The visuals augmented rather than distracted. He’s said the show runs “eight or nine” carefully sequenced pieces where the guitar scores the images—“like the pianist playing to the movie” in the silent era—and at the Presidio, that concept clicked. The photos didn’t sit; they slid, morphed, and cross-faded, turning voicings into edits and delays into cuts. In a bigger room, the nuance would flatten; here, you could actually hear the frames.
Audience response was closely tied to the set’s design. The biggest roars met “Roxanne,” “Spirits in the Material World,” and “Message in a Bottle,” the encore that turned the orchestra section into a gentle sing-along. One Deadhead-adjacent dancer spun near his seat all night; when the bouquet from the third row finally reached the stage, Summers looked genuinely touched. For a show marketed as multimedia, its core felt simple: a musician speaking directly, then proving each point with his hands.
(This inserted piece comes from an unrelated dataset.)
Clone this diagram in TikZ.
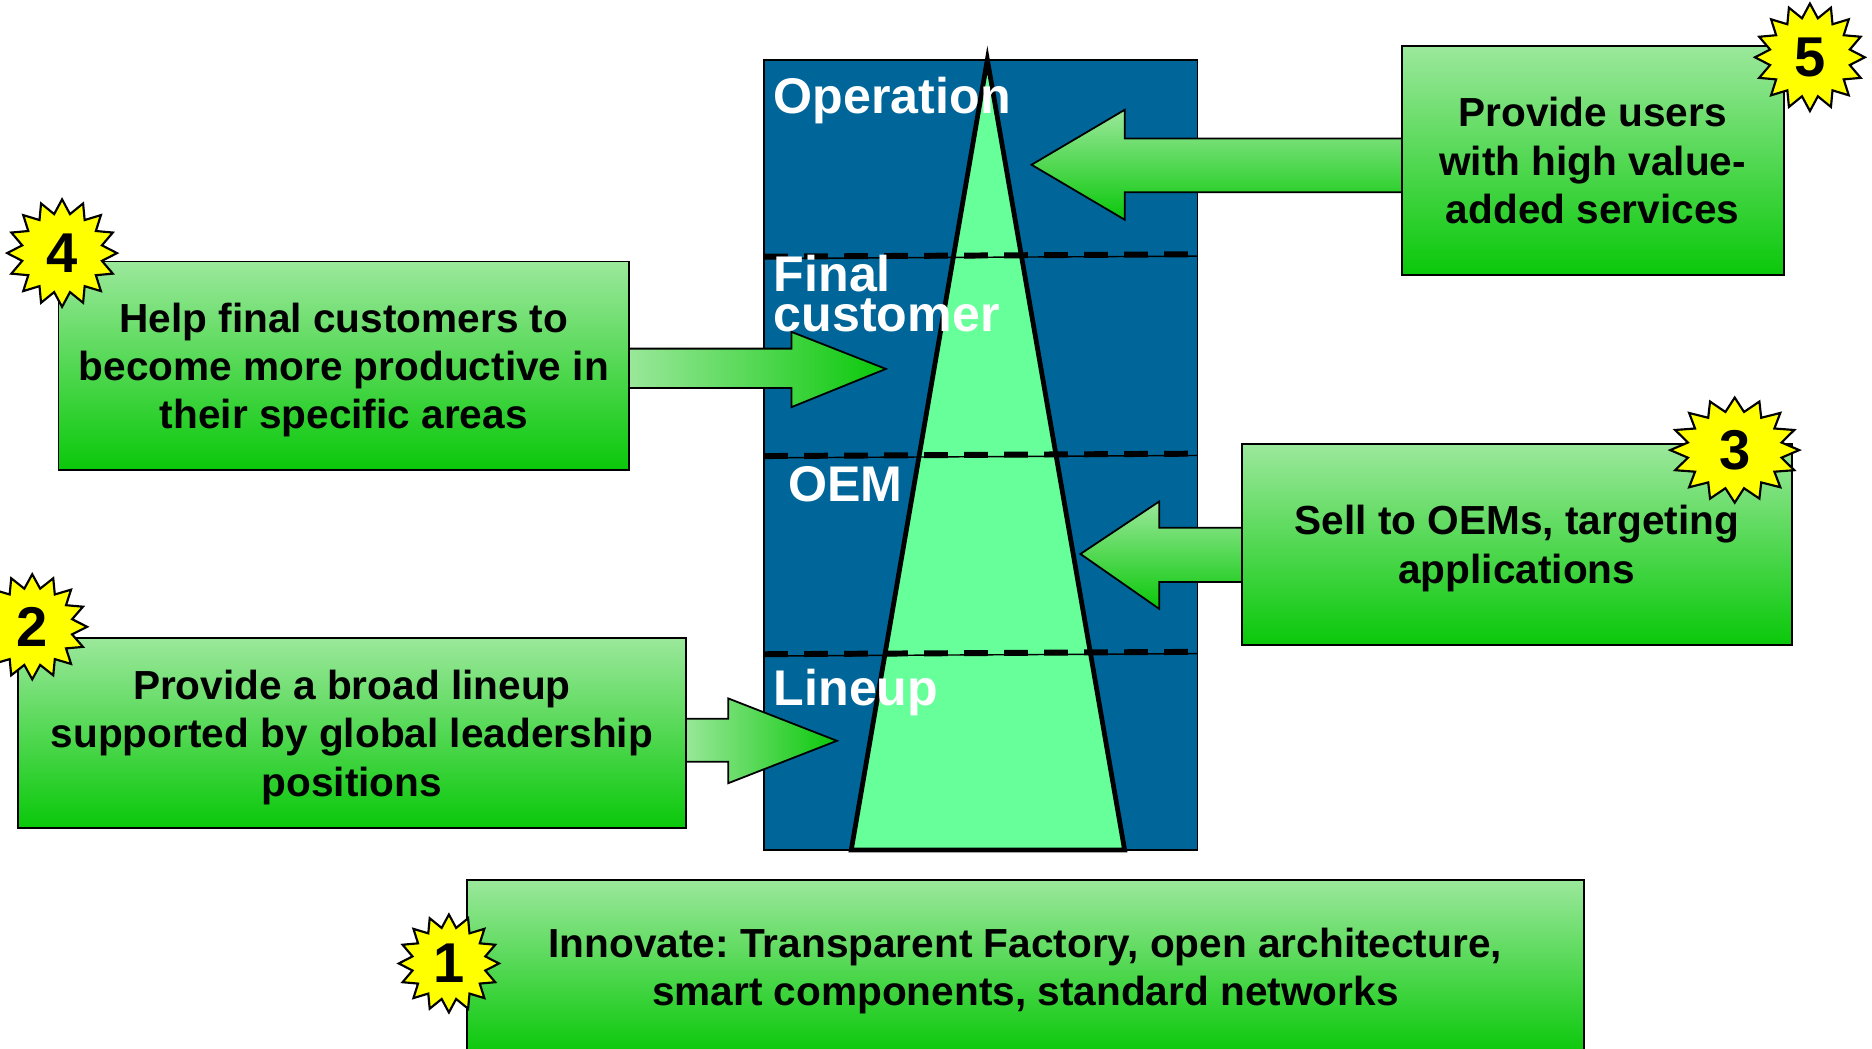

If there’s a thesis, Summers stated it plainly in conversation about this tour: “I’m the thing that ties it all together—my sensibility, my guitar playing, the way I play the guitar.” At the Presidio, that sensibility—curious, dry-humored, precise—held. For Police fans, the hits offered closure without the need for cosplay. For guitar players, the lesson was practical: build a palette, orchestrate with effects, let the part, not the pedal, be the hook. And for everyone else, the take-home was in the pacing—how a veteran can make a theater feel like a memory developing in a darkroom, each image surfacing just long enough to become a song.
Setlist: “True Nature,” “Metal Dog,” “Bones of Chuang Tzu,” “The Last Dance of Mr. X,” “Tea in the Sahara,” “’Round Midnight,” “Roxanne,” “Manhã de Carnaval,” “Menina Flor,” “Triboluminescence,” “Spirits in the Material World,” “Every Breath You Take,” “Bring On The Night.” Encore: “Message in a Bottle.”